Tesla to fix rapidly dying 12v batteries with software update, Musk teases more to come

CEO Elon Musk is teasing a fix to Tesla’s longstanding issue with its 12-volt batteries not lasting long inside its vehicles and more to come regarding the electric architecture.

Like in most cars, the 12-volt battery system in Tesla vehicles powers the lights, media unit, windows, and more.

For a while now, Tesla has had a recurring issue with its 12-volt batteries, especially in Model S and Model X.

They have a tendency to die pretty fast — or seemingly faster than in other vehicles.

How fast depends on many factors including climate and how often you drive the vehicle, since driving it more often can actually help with longevity.

Unlike several other cars, Tesla is also able to warn that your 12-volt battery is about to die (pictured above), but many owners are getting that warning a bit too often.

CEO Elon Musk addressed the issue in response to an owner last night on Twitter:

Again, there’s already a warning, but it looks like Musk agrees that it could be better and also announces upcoming “major software improvements” to extend the 12-volt battery life in Tesla vehicles.

Futhermore, the CEO teases that they will be “more coming.”

In the past, Musk has talked about Tesla moving away from a 12-volt electric architecture in its vehicles.

It was first supposed to be introduced in Model Y, but Musk had to delay the plan to bring the SUV to market sooner.

Electrek’s Take

This would be a welcome improvement for owners.

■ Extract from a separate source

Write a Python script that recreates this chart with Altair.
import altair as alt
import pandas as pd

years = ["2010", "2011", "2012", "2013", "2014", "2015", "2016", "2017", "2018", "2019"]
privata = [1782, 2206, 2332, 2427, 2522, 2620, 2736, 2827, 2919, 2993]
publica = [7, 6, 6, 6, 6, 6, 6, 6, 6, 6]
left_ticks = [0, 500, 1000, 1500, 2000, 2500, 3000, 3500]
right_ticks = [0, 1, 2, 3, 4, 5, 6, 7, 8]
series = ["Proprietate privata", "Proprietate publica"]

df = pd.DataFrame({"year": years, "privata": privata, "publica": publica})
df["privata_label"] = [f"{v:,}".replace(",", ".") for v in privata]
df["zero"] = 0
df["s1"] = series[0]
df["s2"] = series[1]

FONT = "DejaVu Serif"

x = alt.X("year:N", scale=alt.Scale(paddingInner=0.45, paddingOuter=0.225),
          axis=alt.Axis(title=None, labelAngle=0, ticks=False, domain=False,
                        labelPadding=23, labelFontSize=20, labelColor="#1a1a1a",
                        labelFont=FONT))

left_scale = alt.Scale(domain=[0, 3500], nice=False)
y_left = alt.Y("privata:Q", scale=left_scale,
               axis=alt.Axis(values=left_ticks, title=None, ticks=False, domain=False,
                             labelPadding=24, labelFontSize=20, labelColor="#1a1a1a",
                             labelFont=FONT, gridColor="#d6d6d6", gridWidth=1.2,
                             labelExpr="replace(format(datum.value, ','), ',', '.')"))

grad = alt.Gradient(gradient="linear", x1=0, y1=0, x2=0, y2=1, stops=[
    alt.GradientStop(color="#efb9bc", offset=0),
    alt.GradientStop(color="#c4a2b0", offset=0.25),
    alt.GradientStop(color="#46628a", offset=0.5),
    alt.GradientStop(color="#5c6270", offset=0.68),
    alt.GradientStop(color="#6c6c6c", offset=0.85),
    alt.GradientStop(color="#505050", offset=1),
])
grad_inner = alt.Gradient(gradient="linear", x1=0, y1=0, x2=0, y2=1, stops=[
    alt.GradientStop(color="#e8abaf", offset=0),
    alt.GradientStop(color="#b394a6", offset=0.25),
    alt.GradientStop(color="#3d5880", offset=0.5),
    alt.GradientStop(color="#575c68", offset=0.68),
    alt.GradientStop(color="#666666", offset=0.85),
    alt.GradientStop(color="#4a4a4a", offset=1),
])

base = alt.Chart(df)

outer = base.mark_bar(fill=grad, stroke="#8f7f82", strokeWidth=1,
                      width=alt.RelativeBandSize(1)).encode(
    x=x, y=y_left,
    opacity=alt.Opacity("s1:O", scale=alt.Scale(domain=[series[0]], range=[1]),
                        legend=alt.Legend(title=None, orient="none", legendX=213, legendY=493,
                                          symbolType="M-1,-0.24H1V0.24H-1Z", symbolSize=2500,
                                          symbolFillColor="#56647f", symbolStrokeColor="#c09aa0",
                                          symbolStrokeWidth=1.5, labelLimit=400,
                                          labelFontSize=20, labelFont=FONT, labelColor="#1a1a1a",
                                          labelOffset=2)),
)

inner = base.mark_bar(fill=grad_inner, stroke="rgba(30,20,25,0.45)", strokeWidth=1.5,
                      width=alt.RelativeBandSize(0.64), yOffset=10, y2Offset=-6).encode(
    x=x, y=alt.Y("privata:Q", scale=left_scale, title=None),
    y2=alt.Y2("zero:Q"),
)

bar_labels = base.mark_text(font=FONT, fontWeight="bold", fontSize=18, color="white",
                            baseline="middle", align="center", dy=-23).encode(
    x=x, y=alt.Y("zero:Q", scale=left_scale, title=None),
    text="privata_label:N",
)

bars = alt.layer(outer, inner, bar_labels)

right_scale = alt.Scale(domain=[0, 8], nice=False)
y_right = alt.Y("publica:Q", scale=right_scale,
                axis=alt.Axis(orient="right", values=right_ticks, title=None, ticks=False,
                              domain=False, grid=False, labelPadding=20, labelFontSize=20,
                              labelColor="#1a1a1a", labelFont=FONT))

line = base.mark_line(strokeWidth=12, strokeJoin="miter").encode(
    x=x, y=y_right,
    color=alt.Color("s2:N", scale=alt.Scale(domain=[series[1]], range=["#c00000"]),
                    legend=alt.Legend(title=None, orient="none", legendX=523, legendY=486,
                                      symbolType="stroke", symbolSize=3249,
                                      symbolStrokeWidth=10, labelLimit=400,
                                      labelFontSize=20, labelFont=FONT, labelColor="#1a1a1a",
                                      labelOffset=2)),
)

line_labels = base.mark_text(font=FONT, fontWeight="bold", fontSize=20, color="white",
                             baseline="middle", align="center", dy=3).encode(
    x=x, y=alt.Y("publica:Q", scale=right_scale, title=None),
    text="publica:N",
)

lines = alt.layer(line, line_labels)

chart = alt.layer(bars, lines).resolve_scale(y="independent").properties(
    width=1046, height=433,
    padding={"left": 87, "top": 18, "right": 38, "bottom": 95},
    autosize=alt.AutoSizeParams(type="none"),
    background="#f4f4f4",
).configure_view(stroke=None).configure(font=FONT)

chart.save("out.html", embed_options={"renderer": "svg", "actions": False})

I could see Tesla being able to extend battery life by better managing the charge of the 12-volt system just like they do for the main propulsion battery inside their vehicles.

The problem doesn’t affect all Tesla owners, but it can be annoying and expensive outside of warranty.

In Model S and Model X vehicles, especially earlier versions of the vehicles, the 12v battery is not easily accessible, and replacing it yourself can easily take more than hour.

It can take half an hour even for experienced Tesla technicians.

I recently had it replaced on my Model X and it cost $280 including labor:

It’s my Model X’s fourth 12v battery, but it is obviously not the best example considering it’s the highest mileage Model X in the world, with over 400,000 miles.

The last battery replacement happened less than two years ago and less than 50,000 miles ago.

So it’s definitely not bad performance, but there’s always room for improvement.